AY : Mon coup de gueule, c’est à l’endroit de tous ces hommes bien portants, sains d’esprit qui choisissent une nuit pour aller s’en prendre à la pauvre malade mentale, l’abuser sexuellement et disparaître. Quand vous lisez Moah, c’est le cas. La plupart des hommes qui le font sont aisés et ont un certain pouvoir dans la société. Généralement, ils abusent de ces femmes pour des raisons mystiques ou pour avoir encore plus de pouvoir et d’argent. Mais, je pense qu’on ne peut pas avoir le bonheur en passant par le malheur d’autrui. Le message que j’ai à lancer à ces gens-là, c’est qu’ils se ressaisissent, car généralement, ça finit mal. Vous savez, la terre est gouvernée par un créateur suprême et quoi qu’on dise, chacun doit s’attendre à une sentence, à la sanction divine. En tout cas, moi, j’y crois et j’invite ces gens-là d’arrêter, car il ne sert à rien d’enceinter une femme malade et s’enfuir la laisser à son propre sort. Ces personnes ne pourront jamais dormir tranquillement. Mon cri du cœur, c’est d’appeler de nouveau les autorités en charge de l’Action sociale et de la solidarité nationale à redoubler d’effort, car je sais qu’il y a quelque chose qui est déjà fait dans ce sens.
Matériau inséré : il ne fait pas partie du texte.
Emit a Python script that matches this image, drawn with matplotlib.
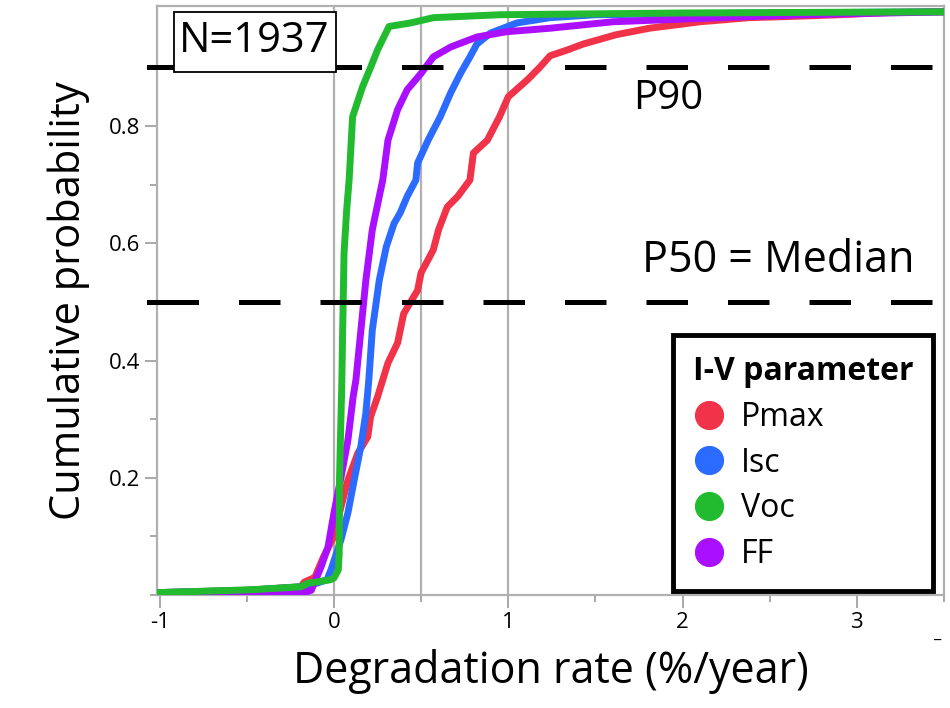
import matplotlib
matplotlib.use("Agg")
import matplotlib.pyplot as plt
from matplotlib.lines import Line2D
from matplotlib.patches import Rectangle
from matplotlib.ticker import FixedLocator

plt.rcParams['font.family'] = ['Open Sans', 'DejaVu Sans']

# cumulative curves (x = degradation rate, y = cumulative probability)
pmax_x = [-1.015, -0.5, -0.19, -0.17, -0.11, -0.06, 0.0, 0.04, 0.08, 0.137, 0.194, 0.21, 0.25, 0.31,
          0.365, 0.4, 0.42, 0.48, 0.5, 0.54, 0.57, 0.6, 0.65, 0.71, 0.78, 0.8, 0.88, 0.95, 1.0, 1.11,
          1.18, 1.24, 1.34, 1.43, 1.62, 1.81, 2.1, 2.38, 2.61, 2.9, 3.2, 3.5]
pmax_y = [0.004, 0.008, 0.014, 0.022, 0.03, 0.065, 0.1, 0.15, 0.196, 0.242, 0.27, 0.304, 0.338, 0.396,
          0.43, 0.48, 0.49, 0.52, 0.55, 0.572, 0.589, 0.623, 0.662, 0.68, 0.708, 0.754, 0.776, 0.816,
          0.85, 0.879, 0.9, 0.92, 0.93, 0.94, 0.956, 0.967, 0.978, 0.985, 0.987, 0.99, 0.994, 0.995]

isc_x = [-1.015, -0.5, -0.19, -0.1, -0.04, -0.017, 0.04, 0.08, 0.116, 0.154, 0.183, 0.2, 0.22, 0.26,
         0.3, 0.345, 0.38, 0.42, 0.47, 0.48, 0.54, 0.61, 0.67, 0.726, 0.78, 0.82, 0.9, 1.05, 1.24, 1.5,
         2.5, 3.5]
isc_y = [0.004, 0.008, 0.014, 0.02, 0.026, 0.043, 0.094, 0.14, 0.196, 0.253, 0.31, 0.367, 0.452, 0.537,
         0.594, 0.634, 0.652, 0.68, 0.708, 0.737, 0.776, 0.816, 0.857, 0.89, 0.918, 0.94, 0.959, 0.976,
         0.985, 0.99, 0.993, 0.995]

voc_x = [-1.015, -0.47, -0.19, -0.15, -0.02, 0.0, 0.025, 0.03, 0.032, 0.04, 0.045, 0.05, 0.058, 0.073,
         0.087, 0.107, 0.164, 0.21, 0.25, 0.316, 0.44, 0.57, 0.95, 2.0, 3.5]
voc_y = [0.004, 0.009, 0.014, 0.02, 0.026, 0.029, 0.043, 0.07, 0.2, 0.3, 0.36, 0.452, 0.584, 0.657,
         0.708, 0.816, 0.867, 0.9, 0.93, 0.97, 0.976, 0.985, 0.99, 0.993, 0.995]

ff_x = [-1.015, -0.5, -0.15, -0.13, -0.074, -0.034, 0.0, 0.04, 0.08, 0.11, 0.126, 0.164, 0.183, 0.22,
        0.26, 0.28, 0.31, 0.365, 0.42, 0.5, 0.57, 0.67, 0.82, 0.99, 1.24, 1.6, 2.3, 2.7, 3.5]
ff_y = [0.003, 0.004, 0.006, 0.008, 0.048, 0.082, 0.14, 0.2, 0.264, 0.338, 0.367, 0.48, 0.537, 0.623,
        0.68, 0.708, 0.776, 0.828, 0.862, 0.89, 0.918, 0.935, 0.952, 0.961, 0.967, 0.978, 0.986, 0.99,
        0.995]

names = ['Pmax', 'Isc', 'Voc', 'FF']
colors = {'Pmax': '#f03348', 'Isc': '#2b6bff', 'Voc': '#22bb30', 'FF': '#aa10ff'}
ref_lines_x = [0, 0.5, 1]
percentiles = [0.9, 0.5]

fig = plt.figure(figsize=(9.5, 7.08), dpi=100)
ax = fig.add_axes([0.1653, 0.1596, 0.8284, 0.832])

for xv in ref_lines_x:
    ax.axvline(xv, color='#b0b0b0', lw=1.6, zorder=1)

ax.plot(pmax_x, pmax_y, color=colors['Pmax'], lw=5, zorder=3)
ax.plot(isc_x, isc_y, color=colors['Isc'], lw=5, zorder=4)
ax.plot(ff_x, ff_y, color=colors['FF'], lw=5, zorder=5)
ax.plot(voc_x, voc_y, color=colors['Voc'], lw=5, zorder=6)

for p in percentiles:
    ax.plot([-1.015, 3.5], [p, p], color='black', lw=3.6, dashes=(8.3, 8.0), zorder=7)
    ax.plot([-1.06, -1.015], [p, p], color='black', lw=3.6, clip_on=False, zorder=7)

ax.set_xlim(-1.015, 3.5)
ax.set_ylim(0, 1.005)

ax.xaxis.set_major_locator(FixedLocator([-1, 0, 1, 2, 3]))
ax.xaxis.set_minor_locator(FixedLocator([-0.5, 0.5, 1.5, 2.5, 3.5]))
ax.yaxis.set_major_locator(FixedLocator([0.2, 0.4, 0.6, 0.8]))
ax.yaxis.set_minor_locator(FixedLocator([0, 0.1, 0.3, 0.5, 0.7, 0.9]))
ax.set_xticklabels(['-1', '0', '1', '2', '3'])
ax.set_yticklabels(['0.2', '0.4', '0.6', '0.8'])
ax.tick_params(which='major', length=9, width=1.4, color='#a8a8a8', labelsize=16, pad=3)
ax.tick_params(which='minor', length=5, width=1.4, color='#a8a8a8')

for s in ax.spines.values():
    s.set_color('#b0b0b0')
    s.set_linewidth(1.6)

ax.set_xlabel('Degradation rate (%/year)', fontsize=31, labelpad=12)
ax.set_ylabel('Cumulative probability', fontsize=30, labelpad=14)

# boxed sample size
ax.add_patch(Rectangle((-0.918, 0.8925), 0.929, 0.1025, fc='white', ec='black', lw=1.3, zorder=10))
ax.text(-0.89, 0.946, 'N=1937', fontsize=30, ha='left', va='center', zorder=11)
ax.text(1.92, 0.846, 'P90', fontsize=29, ha='center', va='center', zorder=8)
ax.text(2.55, 0.57, 'P50 = Median', fontsize=31, ha='center', va='center', zorder=8)

handles = [Line2D([], [], ls='none', marker='o', ms=20, color=colors[n]) for n in names]
leg = ax.legend(handles, names, title='I-V parameter', loc='upper left',
                bbox_to_anchor=(0.656, 0.441), borderaxespad=0, fontsize=23,
                title_fontproperties={'weight': 'bold', 'size': 23}, alignment='left',
                fancybox=False, framealpha=1, edgecolor='black', handletextpad=0.5,
                handlelength=1.0, labelspacing=0.4, borderpad=0.62)
leg.get_frame().set_linewidth(3.5)
leg.set_zorder(20)

fig.text(0.986, 0.098, '_', fontsize=12, ha='center')

fig.savefig('out.png', dpi=100)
Tantôt critiqué, tantôt applaudi, mais il faut surtout saluer et encourager les initiatives qui sont prises pour sauver la femme et l’enfance en difficulté et faire en sorte que les femmes et les enfants qu’on récupère ne repartent pas encore dans la rue. C’est l’occasion pour moi d’encourager toutes les associations qui travaillent de façon connexe avec le ministère. Il faut avant tout également que chaque personne travaille à vraiment être un être humain qui capable de sentir la douleur de l’autre et avoir une sorte d’empathie à son égard, car on ne peut pas être heureux et avoir à côté des malheureux. On ne pourra jamais ainsi se sentir dans le bonheur. C’est le message principal que je veux faire passer à travers l’écriture de ce roman et j’espère qu’il sera lu, compris et fera tache d’huile dans nos actes quotidiens.